## What the exercise asks:
Reproduce, exactly and in full, the lines from the one with "Recreate this image" through the one with "plt.rcParams['font.family'] = ['Liberation" in the data below; drop pictures.

## Record excerpts:
━━━━━━━━━━━━━━━━

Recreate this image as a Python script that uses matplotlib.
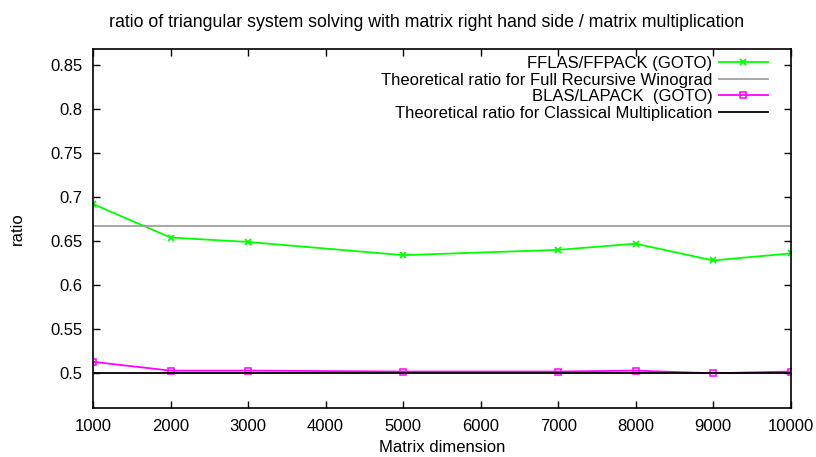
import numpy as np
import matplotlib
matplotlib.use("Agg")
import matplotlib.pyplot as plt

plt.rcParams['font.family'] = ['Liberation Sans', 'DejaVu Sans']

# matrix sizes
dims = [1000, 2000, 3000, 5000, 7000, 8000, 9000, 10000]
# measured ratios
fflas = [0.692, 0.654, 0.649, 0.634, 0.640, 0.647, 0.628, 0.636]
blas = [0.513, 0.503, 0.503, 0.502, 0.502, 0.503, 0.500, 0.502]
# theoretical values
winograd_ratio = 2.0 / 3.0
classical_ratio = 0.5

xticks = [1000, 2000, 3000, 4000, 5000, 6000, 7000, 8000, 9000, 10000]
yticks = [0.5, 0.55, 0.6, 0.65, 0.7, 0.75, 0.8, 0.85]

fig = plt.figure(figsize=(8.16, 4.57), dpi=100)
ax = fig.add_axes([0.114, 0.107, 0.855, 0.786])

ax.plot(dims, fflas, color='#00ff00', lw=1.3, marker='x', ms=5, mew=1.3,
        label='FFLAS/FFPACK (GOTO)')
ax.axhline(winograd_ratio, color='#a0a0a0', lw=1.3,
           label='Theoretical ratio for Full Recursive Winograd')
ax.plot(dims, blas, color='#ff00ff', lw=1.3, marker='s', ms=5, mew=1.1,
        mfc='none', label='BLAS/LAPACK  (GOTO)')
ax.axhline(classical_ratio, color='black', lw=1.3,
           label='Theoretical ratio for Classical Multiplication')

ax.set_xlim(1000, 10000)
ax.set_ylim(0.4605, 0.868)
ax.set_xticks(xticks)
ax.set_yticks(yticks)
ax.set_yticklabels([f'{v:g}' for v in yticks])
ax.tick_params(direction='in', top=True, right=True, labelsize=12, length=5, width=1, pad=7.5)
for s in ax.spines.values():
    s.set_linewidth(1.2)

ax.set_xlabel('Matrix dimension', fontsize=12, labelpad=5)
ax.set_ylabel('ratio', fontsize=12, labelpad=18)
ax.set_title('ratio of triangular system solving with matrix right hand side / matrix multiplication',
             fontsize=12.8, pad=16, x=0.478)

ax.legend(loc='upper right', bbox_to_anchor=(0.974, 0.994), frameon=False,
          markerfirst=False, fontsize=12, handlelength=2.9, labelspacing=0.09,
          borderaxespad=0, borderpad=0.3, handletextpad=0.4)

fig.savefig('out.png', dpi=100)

━━━━━━━━━━━━━━━━

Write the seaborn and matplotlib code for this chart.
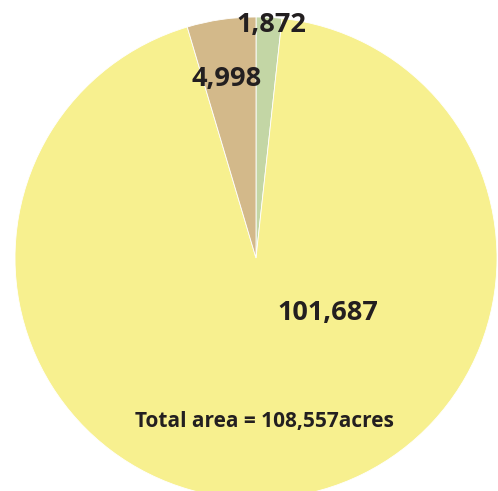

━━━━━━━━━━━━━━━━

## Complete answer:
Recreate this image as a Python script that uses matplotlib.
import numpy as np
import matplotlib
matplotlib.use("Agg")
import matplotlib.pyplot as plt

plt.rcParams['font.family'] = ['Liberation Sans', 'DejaVu Sans']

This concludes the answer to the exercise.